I have heard people say we should be strong so that if there is another war we can win it, then show the world the right way to live afterward. This is old stuff, and it is poppycock. Our behavior hardly qualifies us as world leaders. Ours is one of the most conservative governments in the world today, and one of the most bumbling. We have more provincialism and bigotry and superstition and prejudice per square mile than almost any other nation. We like to think of ourselves as a young, progressive country, but, while we do have energy, we have become smug and self-satisfied.

We do have one thing — a fairly free opportunity to say what we think. Despite the Dies Committee, Harry Truman’s “loyalty tests,” and the fact that people do lose jobs for having the “wrong” politics, it is still possible to join political movements and express opinions without too much fear of going to jail. I think this is one thing that gives this country the right to survive. The people in it like to think for themselves and to be individuals, and anybody is going to have a hard time talking them out of it.

I don’t want to see Russia win if there is another war, because that country has proved it is capable only of replacing one kind of tyranny with another. I want my bumbling side to win, because where there is a chance for free speech and honest thinking there is always hope that somebody will figure out a way to make order out of the chaos which would result from that war. I hope it doesn’t ever come to that, but so long as the UN is hamstrung by the selfish interests of its members, I feel pretty grim about the future.

If we must become well armed and powerful again, we should agitate against the professional militarists, the imperialists, the bigots, and the little Führers in our midst; it would be a terrible thing if the strength we built up fell into their hands.

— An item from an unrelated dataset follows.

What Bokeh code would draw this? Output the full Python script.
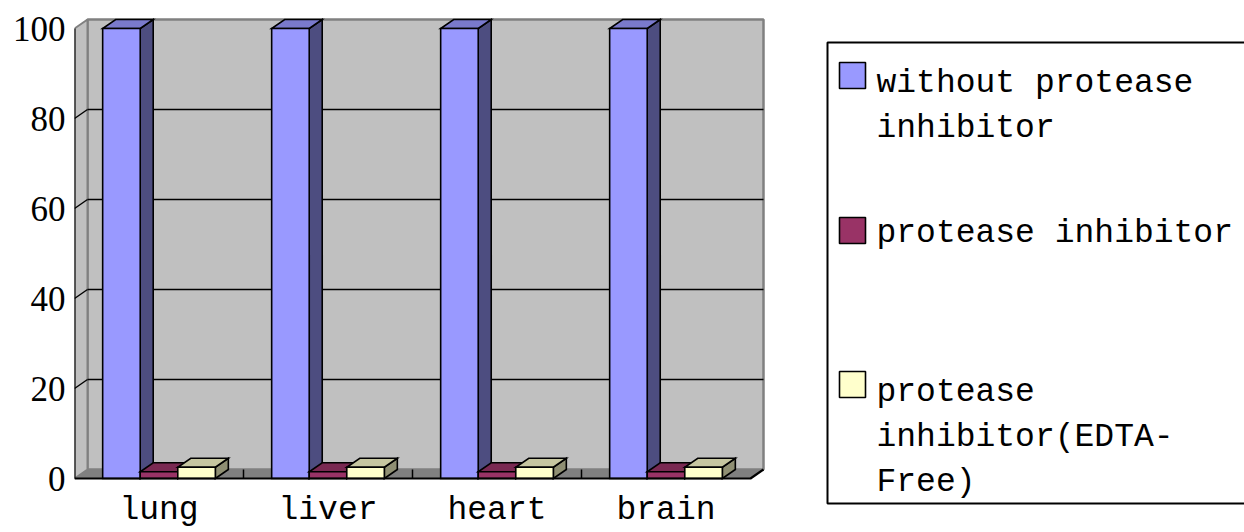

And we have even more reason to raise hell about our policy of buddying up with the world’s worst characters — many of whom were recently our enemies — and lending support to oppressive regimes such as those in Greece and China. I think our way of life can bear inspection if it needs the world’s fascists for allies.

One of my pet cartoon subjects in recent months has been military versus civilian control of atomic energy. So long as we have that damn bomb, I think it is one of the most important controversies in the world. If the pro-military side wins, my pessimism about the future is going to turn into real despair. I’ve done a lot of drawings about it because I think most military people are destructive by training and by necessity and would take this force and use it to wreck everything. They would unquestionably succeed in making the United States lord and master of the globe. This would cause a lot of people to go to the trouble of bringing about a revolution to unseat us, because we would behave exactly like every other lord and master of the earth. I would rather see the thing in the hands of civilians with milder ambitions.

Sometimes I really wonder why anybody thought to ask me to come out in favor of universal military training. I don’t trust the Army, I don’t like the Army, and I even poke fun at its recruiting program. Perhaps, under all the pompous and highsounding words I have mouthed about why we should have an army, I want it around so I can draw more pictures about it.